Police ‘killed’ in north DR Congo

Villagers have reportedly killed at least 47 policemen seeking to stop ethnic clashes.

congo army silhouettes
Police were trying to intervene in clashes over fishing rights between two ethnic groups [AFP]

“They’ve been fighting over fishing ponds. We know that there were clashes. There was fighting with machetes and with hunting rifles, but at present we don’t know how many dead there are,” Lambert Mende, DR Congo’s information minister, said.

“The policemen were sent to re-establish order. I don’t know why they would have been attacked,” Mende said.

The violence is not linked to fighting in the DR Congo’s east, in which Rwandan Hutu groups, who fled Rwanda after helping orchestrate the genocide in the 1990s, are accused of atrocities.

Joseph Kabila, the DR Congo’s president, said his forces are succeeding against Rwandan militias there.

‘Gaining ground’

Speaking to reporters on Friday during a visit to South Africa, Kabila said the operation against the Rwandan Hutus would continue until he “controls the whole territory”.

Kabila said the situation was starting to stabilise, nine months after the offensive began, and that civilians in the province of North Kivu have begun to return to their villages.

Hundreds of thousands had been displaced as a result of the fighting.

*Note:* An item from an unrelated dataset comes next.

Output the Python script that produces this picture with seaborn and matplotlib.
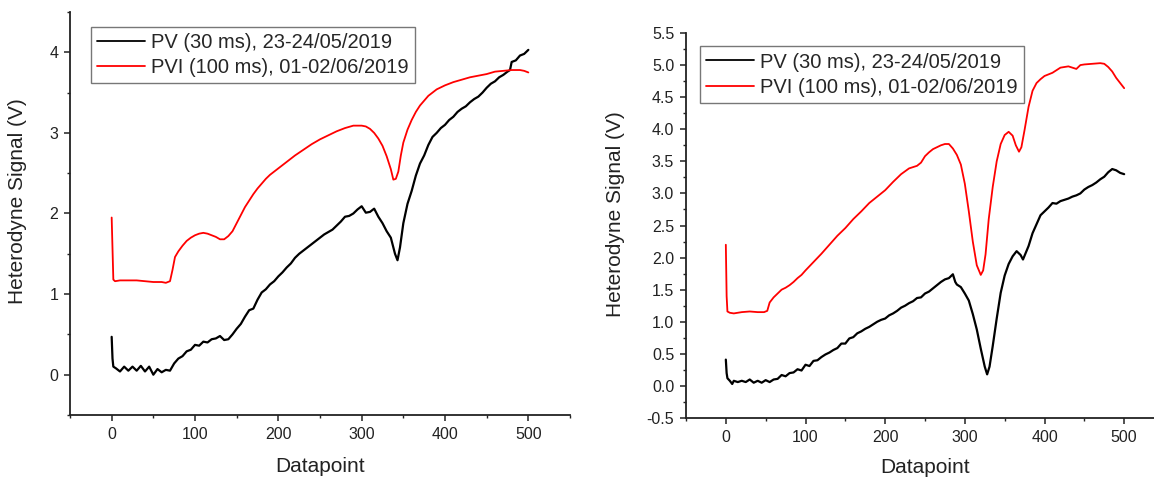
import matplotlib
matplotlib.use("Agg")
import matplotlib.pyplot as plt
import seaborn as sns
import pandas as pd
from matplotlib.ticker import MultipleLocator

# ---------------- data ----------------
labels = ["PV (30 ms), 23-24/05/2019", "PVI (100 ms), 01-02/06/2019"]
xlabel = "Datapoint"
ylabel = "Heterodyne Signal (V)"

# Left panel, PV (black)
left_pv_x = [0, 1, 2, 5, 10, 15, 20, 25, 30, 35, 40, 45, 50, 55, 60, 65, 70, 75, 80, 85,
             90, 95, 100, 105, 110, 115, 120, 125, 130, 135, 140, 145, 150, 155, 160, 165,
             170, 175, 180, 185, 190, 195, 200, 205, 210, 215, 220, 225, 230, 235, 240,
             245, 250, 255, 260, 265, 270, 275, 280, 285, 290, 295, 300, 305, 310, 315,
             320, 325, 330, 335, 340, 343, 346, 350, 355, 360, 365, 370, 375, 380, 385,
             390, 395, 400, 405, 410, 415, 420, 425, 430, 435, 440, 445, 450, 455, 460,
             465, 470, 475, 478, 480, 485, 490, 495, 500]
left_pv_y = [0.47, 0.20, 0.10, 0.08, 0.04, 0.10, 0.05, 0.10, 0.05, 0.11, 0.04, 0.10, 0.00,
             0.07, 0.03, 0.06, 0.05, 0.14, 0.20, 0.23, 0.29, 0.31, 0.37, 0.36, 0.41, 0.40,
             0.44, 0.45, 0.48, 0.43, 0.44, 0.50, 0.57, 0.63, 0.72, 0.80, 0.82, 0.93, 1.02,
             1.06, 1.12, 1.16, 1.22, 1.27, 1.33, 1.38, 1.45, 1.50, 1.54, 1.58, 1.62, 1.66,
             1.70, 1.74, 1.77, 1.80, 1.85, 1.90, 1.96, 1.97, 2.00, 2.05, 2.09, 2.01, 2.02,
             2.06, 1.96, 1.88, 1.78, 1.70, 1.50, 1.42, 1.58, 1.88, 2.12, 2.28, 2.47, 2.62,
             2.72, 2.85, 2.95, 3.00, 3.06, 3.10, 3.16, 3.20, 3.26, 3.30, 3.33, 3.38, 3.42,
             3.45, 3.50, 3.56, 3.61, 3.64, 3.69, 3.72, 3.76, 3.78, 3.88, 3.90, 3.96, 3.98,
             4.03]

# Left panel, PVI (red)
left_pvi_x = [0, 2, 4, 10, 20, 30, 40, 50, 60, 65, 70, 73, 76, 80, 85, 90, 95, 100, 105,
              110, 115, 120, 125, 130, 135, 140, 145, 150, 155, 160, 165, 170, 175, 180,
              185, 190, 195, 200, 210, 220, 230, 240, 250, 260, 270, 280, 290, 300, 305,
              310, 315, 320, 325, 330, 335, 338, 341, 344, 347, 350, 355, 360, 365, 370,
              375, 380, 385, 390, 400, 410, 420, 430, 440, 450, 460, 470, 480, 490, 495,
              500]
left_pvi_y = [1.95, 1.18, 1.16, 1.17, 1.17, 1.17, 1.16, 1.15, 1.15, 1.14, 1.16, 1.30, 1.46,
              1.53, 1.60, 1.66, 1.70, 1.73, 1.75, 1.76, 1.75, 1.73, 1.71, 1.68, 1.68, 1.72,
              1.78, 1.88, 1.98, 2.08, 2.16, 2.24, 2.31, 2.37, 2.43, 2.48, 2.52, 2.56, 2.64,
              2.72, 2.79, 2.86, 2.92, 2.97, 3.02, 3.06, 3.09, 3.09, 3.08, 3.05, 3.00, 2.93,
              2.84, 2.71, 2.55, 2.42, 2.43, 2.52, 2.72, 2.88, 3.04, 3.16, 3.26, 3.34, 3.40,
              3.46, 3.50, 3.54, 3.59, 3.63, 3.66, 3.69, 3.71, 3.73, 3.76, 3.77, 3.78, 3.78,
              3.77, 3.75]

# Right panel, PV (black)
right_pv_x = [0, 1, 2, 5, 8, 10, 15, 20, 25, 30, 35, 40, 45, 50, 55, 60, 65, 70, 75, 80,
              85, 90, 95, 100, 105, 110, 115, 120, 125, 130, 135, 140, 145, 150, 155, 160,
              165, 170, 175, 180, 185, 190, 195, 200, 205, 210, 215, 220, 225, 230, 235,
              240, 245, 250, 255, 260, 265, 270, 275, 280, 285, 288, 290, 295, 300, 305,
              310, 315, 320, 325, 328, 331, 335, 340, 345, 350, 355, 360, 365, 370, 373,
              376, 380, 385, 390, 395, 400, 405, 410, 415, 420, 425, 430, 435, 440, 445,
              450, 455, 460, 465, 470, 475, 480, 485, 490, 495, 500]
right_pv_y = [0.41, 0.20, 0.12, 0.08, 0.03, 0.08, 0.06, 0.08, 0.06, 0.10, 0.05, 0.08, 0.05,
              0.09, 0.06, 0.10, 0.11, 0.17, 0.15, 0.20, 0.21, 0.26, 0.24, 0.33, 0.31, 0.39,
              0.40, 0.45, 0.49, 0.52, 0.56, 0.59, 0.66, 0.66, 0.74, 0.76, 0.82, 0.85, 0.89,
              0.92, 0.96, 1.00, 1.03, 1.05, 1.10, 1.13, 1.17, 1.22, 1.25, 1.29, 1.32, 1.37,
              1.38, 1.44, 1.47, 1.52, 1.57, 1.62, 1.66, 1.68, 1.74, 1.62, 1.58, 1.54, 1.44,
              1.33, 1.12, 0.88, 0.58, 0.30, 0.18, 0.30, 0.62, 1.05, 1.45, 1.72, 1.90, 2.02,
              2.10, 2.04, 1.97, 2.06, 2.18, 2.38, 2.52, 2.66, 2.72, 2.78, 2.85, 2.84, 2.88,
              2.90, 2.92, 2.95, 2.97, 3.00, 3.06, 3.10, 3.13, 3.17, 3.22, 3.26, 3.33, 3.38,
              3.36, 3.32, 3.30]

# Right panel, PVI (red)
right_pvi_x = [0, 1, 2, 5, 10, 20, 30, 40, 48, 52, 55, 60, 65, 70, 75, 80, 85, 90, 95, 100,
               110, 120, 130, 140, 150, 160, 170, 180, 190, 200, 210, 220, 230, 240, 245,
               250, 255, 260, 265, 270, 275, 280, 285, 290, 295, 300, 305, 310, 315, 320,
               323, 326, 330, 335, 340, 345, 350, 355, 360, 364, 368, 371, 375, 380, 385,
               390, 395, 400, 410, 420, 430, 435, 440, 445, 450, 460, 470, 475, 480, 485,
               490, 495, 500]
right_pvi_y = [2.20, 1.40, 1.16, 1.14, 1.13, 1.15, 1.16, 1.15, 1.15, 1.17, 1.30, 1.38, 1.44,
               1.50, 1.53, 1.57, 1.62, 1.68, 1.73, 1.80, 1.93, 2.06, 2.20, 2.34, 2.46, 2.60,
               2.72, 2.85, 2.95, 3.05, 3.18, 3.30, 3.39, 3.43, 3.48, 3.58, 3.64, 3.69, 3.72,
               3.75, 3.77, 3.77, 3.70, 3.60, 3.45, 3.15, 2.72, 2.25, 1.88, 1.73, 1.80, 2.05,
               2.60, 3.10, 3.50, 3.77, 3.91, 3.96, 3.90, 3.75, 3.65, 3.72, 3.99, 4.35, 4.60,
               4.72, 4.78, 4.83, 4.88, 4.96, 4.98, 4.96, 4.94, 5.00, 5.01, 5.02, 5.03, 5.02,
               4.97, 4.90, 4.80, 4.72, 4.64]

# ---------------- style ----------------
sns.set_style("ticks")
plt.rcParams["font.family"] = ["Liberation Sans", "DejaVu Sans"]

W, H = 1154, 478
fig = plt.figure(figsize=(W / 100, H / 100), dpi=100)

def frame(l, t, r, b):
    return [l / W, 1 - b / H, (r - l) / W, (b - t) / H]

ax1 = fig.add_axes(frame(70, 12, 570, 415))
ax2 = fig.add_axes(frame(686, 33, 1164, 418))

palette = {labels[0]: "black", labels[1]: "#ff0000"}
widths = {labels[0]: 1.6, labels[1]: 1.3}

def df_of(xpv, ypv, xpvi, ypvi):
    a = pd.DataFrame({"x": xpv, "y": ypv, "series": labels[0]})
    b = pd.DataFrame({"x": xpvi, "y": ypvi, "series": labels[1]})
    return pd.concat([a, b], ignore_index=True)

panels = [
    (ax1, df_of(left_pv_x, left_pv_y, left_pvi_x, left_pvi_y), (-0.5, 4.5), 1, 0.5,
     None, (0.042, 0.963), (-0.086, 0.53), (0.5, -0.105)),
    (ax2, df_of(right_pv_x, right_pv_y, right_pvi_x, right_pvi_y), (-0.5, 5.5), 0.5, 0.25,
     "%.1f", (0.029, 0.965), (-0.128, 0.53), (0.5, -0.103)),
]

for ax, df, ylim, ymaj, ymin, fmt, legpos, ylc, xlc in panels:
    sns.lineplot(data=df, x="x", y="y", hue="series", palette=palette,
                 estimator=None, sort=False, linewidth=1.3, ax=ax)
    for line, lab in zip(ax.lines, labels):
        line.set_linewidth(widths[lab])
    ax.set_xlim(-50, 550)
    ax.set_ylim(*ylim)
    ax.xaxis.set_major_locator(MultipleLocator(100))
    ax.xaxis.set_minor_locator(MultipleLocator(50))
    ax.yaxis.set_major_locator(MultipleLocator(ymaj))
    ax.yaxis.set_minor_locator(MultipleLocator(ymin))
    if fmt:
        ax.yaxis.set_major_formatter(matplotlib.ticker.FormatStrFormatter(fmt))
    for s in ["top", "right"]:
        ax.spines[s].set_visible(False)
    for s in ["left", "bottom"]:
        ax.spines[s].set_linewidth(1.3)
        ax.spines[s].set_color("#222222")
    ax.tick_params(which="major", length=4.5, width=1.1, colors="#222222",
                   labelsize=11.5, pad=4)
    ax.tick_params(which="minor", length=2.5, width=1.0, colors="#222222")
    ax.set_xlabel(xlabel, fontsize=15, color="#222222")
    ax.set_ylabel(ylabel, fontsize=15, color="#222222")
    ax.yaxis.set_label_coords(*ylc)
    ax.xaxis.set_label_coords(*xlc)
    leg = ax.legend(loc="upper left", bbox_to_anchor=legpos, borderaxespad=0,
                    fontsize=14.5, frameon=True, fancybox=False, edgecolor="#555555",
                    handlelength=2.4, handletextpad=0.3, labelspacing=0.3,
                    borderpad=0.3, title=None)
    leg.get_frame().set_linewidth(1.0)
    for line in leg.get_lines():
        line.set_linewidth(1.3)

fig.savefig("out.png", dpi=100)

Kabila also said troops were “gaining ground” against Ugandan fighters in the country’s vast, troubled north.

Ugandan and DRC forces began a co-ordinated operation against the Lord’s Resistance Army (LRA) who spread into DR Congo territory in late 2008.

The LRA, engaged in one of Africa’s longest-running conflicts against the Ugandan government, has also extended its reach into Sudan and the Central African Republic (CAR).